In the 1950s and 1960 and in the early 1970s, when women had little access to reliable birth control, little education about where babies come from (besides being admonished to keep an aspirin between their knees, presumably), the routine for white, middle-class unmarried girls and women who had babies was shame, silence, and the all but forced separation of mother and child by adoption laws that erased the mother’s existence and rewrote a child’s history “as if” born to adoptive parents.
These, seemingly, were the good old days to the likes of Santorum and his billionaire backer Friess. But they were not the good old days for those of us in the progressive adoption reform movement. We call them the “Baby Scoop Era,” when babies were unceremoniously taken from their mothers and often lost to them forever after.
These days, though adoption placement coercion is still far too common, the notion that a woman is unfit to parent her child simply because her sexuality exists outside of legal marriage is most often dismissed. Being young, single, even poor, are not reasons in and of themselves to place a baby for adoption and more and more girls and women — Bristol Palin, for example — know this and have resisted adoption for their children.
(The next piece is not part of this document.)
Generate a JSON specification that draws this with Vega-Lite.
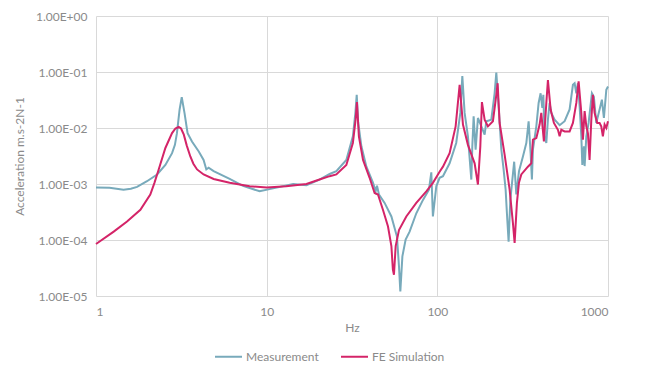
{
  "$schema": "https://vega.github.io/schema/vega-lite/v6.json",
  "width": 512,
  "height": 280,
  "autosize": {"type": "none"},
  "padding": {"left": 96, "top": 16, "right": 37, "bottom": 83},
  "background": "#ffffff",
  "datasets": {
    "meas": [
      [1.0, 8.7e-4], [1.2, 8.6e-4], [1.45, 7.9e-4], [1.6, 8.2e-4], [1.74, 8.9e-4], [1.99, 1.12e-3], [2.28, 1.48e-3], [2.55, 2.19e-3], [2.79, 3.55e-3], [2.9, 5.0e-3], [2.98, 8.1e-3], [3.09, 2.14e-2], [3.18, 3.55e-2], [3.30, 1.86e-2], [3.44, 8.1e-3], [3.65, 5.75e-3], [4.0, 3.8e-3], [4.27, 2.69e-3], [4.43, 1.82e-3], [4.57, 1.95e-3], [4.89, 1.70e-3],
      [6.07, 1.23e-3], [7.26, 9.3e-4], [9.1, 7.4e-4], [10.4, 8.1e-4], [14.3, 1.0e-3], [17.1, 9.5e-4], [20.4, 1.2e-3], [23.4, 1.51e-3],
      [25.6, 1.70e-3], [29.3, 2.69e-3], [32.0, 7.1e-3], [33.1, 1.86e-2], [33.7, 3.9e-2], [34.4, 1.23e-2], [35.9, 4.7e-3], [38.4, 2.04e-3], [42.0, 1.05e-3], [43.5, 7.4e-4], [44.3, 9.3e-4], [45.5, 6.5e-4], [49.1, 4.6e-4], [53.8, 2.63e-4], [58.0, 1.15e-4], [59.6, 3.4e-5], [60.7, 1.2e-5], [62.4, 5.1e-5], [65.2, 1.02e-4], [68.8, 1.41e-4], [75.3, 3.0e-4], [82.4, 5.2e-4], [89.3, 7.9e-4], [92.2, 1.62e-3], [94.2, 2.63e-4], [98.6, 9.1e-4], [103.1, 1.29e-3],
      [107.9, 1.38e-3], [118, 2.34e-3], [129, 5.4e-3], [136.4, 1.86e-2], [140.1, 8.5e-2], [144.5, 1.86e-2], [151.1, 7.1e-3], [158.2, 1.2e-3], [160.3, 4.7e-3], [163.2, 1.62e-2], [167.6, 4.1e-3], [172.9, 1.51e-2], [181.1, 1.07e-2], [189.3, 7.6e-3], [193.7, 1.32e-2], [207.1, 1.41e-2], [216.6, 4.17e-2], [221.6, 9.8e-2], [228.6, 2.45e-2], [237.2, 4.1e-3], [244.5, 1.82e-3], [251.3, 7.9e-4], [255.7, 3.0e-4], [261.6, 9.3e-5], [267.7, 5.2e-4], [282, 2.5e-3], [290.2, 6.5e-4], [301, 1.7e-3],
      [317.4, 3.1e-3], [332.2, 5.4e-3], [342.7, 1.32e-2], [352.1, 3.55e-3], [358.2, 1.2e-3], [363.2, 4.1e-3], [380.2, 1.07e-2], [392.2, 2.8e-2], [402.9, 4.17e-2], [412.3, 2.29e-2], [417.9, 3.9e-2], [425.3, 7.1e-3], [435.1, 5.4e-3], [444.6, 1.41e-2], [454.9, 2.8e-2], [465.5, 1.86e-2], [486.6, 1.41e-2], [520.7, 1.12e-2], [557, 1.32e-2], [595.7, 2.14e-2], [623, 5.9e-2], [637.5, 6.3e-2], [652.3, 4.17e-2], [666.4, 6.3e-2], [681.8, 2.45e-2], [697.7, 7.1e-3], [707.2, 2.19e-3], [722.8, 4.7e-3], [729.5, 2.09e-3], [746.5, 7.1e-3], [769.7, 1.23e-2], [805, 4.17e-2], [826.6, 3.6e-2], [853.6, 1.23e-2], [892.6, 2.14e-2], [920.9, 3.2e-2], [946.1, 1.51e-2], [977.5, 4.8e-2], [1000, 5.5e-2]
    ],
    "fe": [
      [1.0, 8.5e-5], [1.27, 1.41e-4], [1.52, 2.14e-4], [1.82, 3.47e-4], [2.08, 6.5e-4], [2.2, 1.05e-3], [2.33, 1.82e-3], [2.55, 4.4e-3], [2.79, 8.1e-3], [2.92, 9.8e-3], [3.05, 1.05e-2], [3.15, 9.8e-3], [3.27, 7.6e-3], [3.4, 4.9e-3], [3.57, 3.1e-3], [3.72, 2.3e-3], [3.91, 1.82e-3], [4.27, 1.48e-3], [4.89, 1.23e-3], [6.07, 1.05e-3], [7.95, 9.1e-4], [10, 8.7e-4], [13.0, 9.1e-4], [17.1, 1.0e-3], [20.4, 1.2e-3], [23.4, 1.38e-3], [25.6, 1.48e-3], [29.3, 2.19e-3], [32.0, 5.4e-3], [33.2, 1.41e-2], [33.8, 2.9e-2], [34.7, 7.1e-3], [36.7, 2.69e-3], [40.1, 1.29e-3], [42.9, 6.9e-4], [44.9, 6.5e-4], [48.0, 3.47e-4], [51.4, 1.74e-4], [53.8, 7.8e-5], [54.9, 2.95e-5], [55.7, 2.4e-5], [57.0, 7.8e-5], [59.6, 1.51e-4], [65.8, 2.63e-4], [75.3, 4.6e-4], [86.2, 7.4e-4], [94.2, 1.05e-3], [103.1, 1.66e-3], [107.9, 2.04e-3], [118, 3.55e-3], [128, 1.07e-2], [135.1, 5.9e-2], [141.3, 1.15e-2], [151.1, 5.0e-3], [165.4, 2.34e-3], [172.9, 9.8e-4], [178.6, 4.7e-3], [182.5, 2.9e-2], [189.3, 1.41e-2], [197.9, 1.07e-2], [211.7, 1.32e-2], [221.6, 3.9e-2], [225.6, 6.3e-2], [231.7, 1.23e-2], [248, 3.3e-3], [265.2, 7.9e-4], [277.3, 2.0e-4], [283.7, 8.9e-5], [292.6, 4.6e-4], [300.7, 1.05e-3], [310.5, 1.48e-3], [339.4, 2.04e-3], [355.4, 2.34e-3], [363.2, 6.2e-3], [380.2, 6.6e-3], [397.4, 1.15e-2], [406.6, 1.86e-2], [421.1, 5.75e-3], [435.1, 2.8e-2], [444.6, 7.2e-2], [461.2, 2.14e-2], [482, 1.23e-2], [508.8, 9.3e-3], [520.7, 7.1e-3], [532.6, 9.3e-3], [557, 8.7e-3], [595.7, 8.7e-3], [623, 1.23e-2], [652.3, 2.8e-2], [672.7, 6.8e-2], [697.7, 1.86e-2], [712.8, 6.2e-3], [729.5, 2.0e-2], [746.5, 1.07e-2], [762.6, 8.1e-3], [780, 2.69e-3], [798.4, 1.41e-2], [815.6, 3.9e-2], [834.6, 1.86e-2], [865, 1.23e-2], [892.6, 1.23e-2], [913.1, 1.07e-2], [933.3, 7.1e-3], [955, 1.15e-2], [977.5, 1.0e-2], [1000, 1.32e-2]
    ]
  },
  "layer": [
    {
      "data": {"name": "meas"},
      "transform": [
        {"calculate": "datum[0]", "as": "Hz"},
        {"calculate": "datum[1]", "as": "acc"},
        {"calculate": "'Measurement'", "as": "series"}
      ],
      "mark": {"type": "line", "strokeWidth": 2, "interpolate": "linear"},
      "encoding": {
        "x": {"field": "Hz", "type": "quantitative"},
        "y": {"field": "acc", "type": "quantitative"},
        "color": {"field": "series", "type": "nominal"}
      }
    },
    {
      "data": {"name": "fe"},
      "transform": [
        {"calculate": "datum[0]", "as": "Hz"},
        {"calculate": "datum[1]", "as": "acc"},
        {"calculate": "'FE Simulation'", "as": "series"}
      ],
      "mark": {"type": "line", "strokeWidth": 2, "interpolate": "linear"},
      "encoding": {
        "x": {"field": "Hz", "type": "quantitative"},
        "y": {"field": "acc", "type": "quantitative"},
        "color": {"field": "series", "type": "nominal"}
      }
    }
  ],
  "resolve": {"scale": {"x": "shared", "y": "shared", "color": "shared"}},
  "encoding": {
    "x": {
      "field": "Hz", "type": "quantitative",
      "scale": {"type": "log", "domain": [1, 1000], "nice": false},
      "axis": {"title": "Hz", "values": [1, 10, 100, 1000], "format": "d", "grid": true, "ticks": false, "domain": false, "labelPadding": 10, "titlePadding": 5}
    },
    "y": {
      "field": "acc", "type": "quantitative",
      "scale": {"type": "log", "domain": [0.00001, 1], "nice": false},
      "axis": {
        "title": "Acceleration m.s-2N-1",
        "values": [0.00001, 0.0001, 0.001, 0.01, 0.1, 1],
        "labelExpr": "'1.00E' + (datum.value >= 0.99 ? '+00' : '-0' + round(-log(datum.value)/LN10))",
        "grid": true, "ticks": false, "domain": false, "labelPadding": 9, "titlePadding": 9
      }
    },
    "color": {
      "field": "series", "type": "nominal",
      "scale": {"domain": ["Measurement", "FE Simulation"], "range": ["#78aabb", "#d42468"]},
      "legend": {
        "title": null, "orient": "none", "direction": "horizontal",
        "legendX": 118, "legendY": 326,
        "symbolType": "stroke", "symbolSize": 729, "symbolStrokeWidth": 2,
        "columnPadding": 18, "labelOffset": 3
      }
    }
  },
  "config": {
    "font": "Lato",
    "view": {"stroke": null},
    "axis": {
      "gridColor": "#d9d9d9", "gridWidth": 1, "gridOpacity": 1,
      "labelColor": "#8a8a8a", "titleColor": "#8a8a8a",
      "labelFontSize": 12, "titleFontSize": 12, "titleFontWeight": "normal", "labelFont": "Lato", "titleFont": "Lato"
    },
    "legend": {"labelColor": "#8a8a8a", "labelFontSize": 12, "labelFont": "Lato"}
  }
}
But more and more married couples are having fertility trouble these days too, and the wait to adopt a healthy white infant is long — often many years long — and the international adoption market is in flux, frequently disrupted by child trafficking scandals or rumors of them and political upheaval.
I am not suggesting there is a smoke-filled room in which red-faced republican men are plotting a fresh supply of healthy, domestic-born, white babies for the adoption market. But there is a certain symmetry in the push for adoption and the beatification of adoptive families in right-wing circles and this desire to keep women’s fertility in men’s control. The people opining about aspirin between the knees would be more than happy to suggest that the babies of fallen women be adopted by the “right” people — middle-class married couples. They would be proud of such a solution, no doubt.
But those who survived the baby scoop era (for example, the women whose voices fill The Girls Who Went Away) know better than to believe the pretty picture of adoption as a perfect solution in the case of an unplanned pregnancy. Assured that they would forget their babies and move on with their lives — marry, have more children — many of the women who relinquished their children to adoption in the mid-twentieth century tell stories of lifelong anguish, shame, guilt, hiding, even hiding the truth, sometimes from spouses and other children. The children of those women — the ones adopted — tell stories of searching desperately for something as simple as the name their mother gave them at birth, before it was sealed by the court and they were given a new one by adoptive parents.
These are not times anyone should wish to return to. The open records movement is made up of adoptees, first parents, and adoptive parents who believe adoptees have a right to their original birth certificates — the basic information of how they came into the world that non-adopted people mostly take for granted.
But most importantly, the adoption reform movement wants to see fewer babies separated from the mothers who bore them in the first place. Hard as that might be for people waiting to adopt a baby, (and I have been one, so I understand how it feels), it is better for mothers, for children and for our society and its view of women overall, when we acknowledge that women — and girls — have a right to both their bodies and their babies, regardless of when, where, how, with whom and even simply if, they have sex.
I like to think that the worms are out of the can and there can never be a return to the Baby Scoop era. And perhaps there can’t — not exactly in that original form — but there can be something new that is just as bad in its own way. To prevent that we need to shout to the skies that not only do women have a right to have sex without having babies, but when they do, they have a right to raise their children — with or without the dubious benefit of the GOP’s blessing.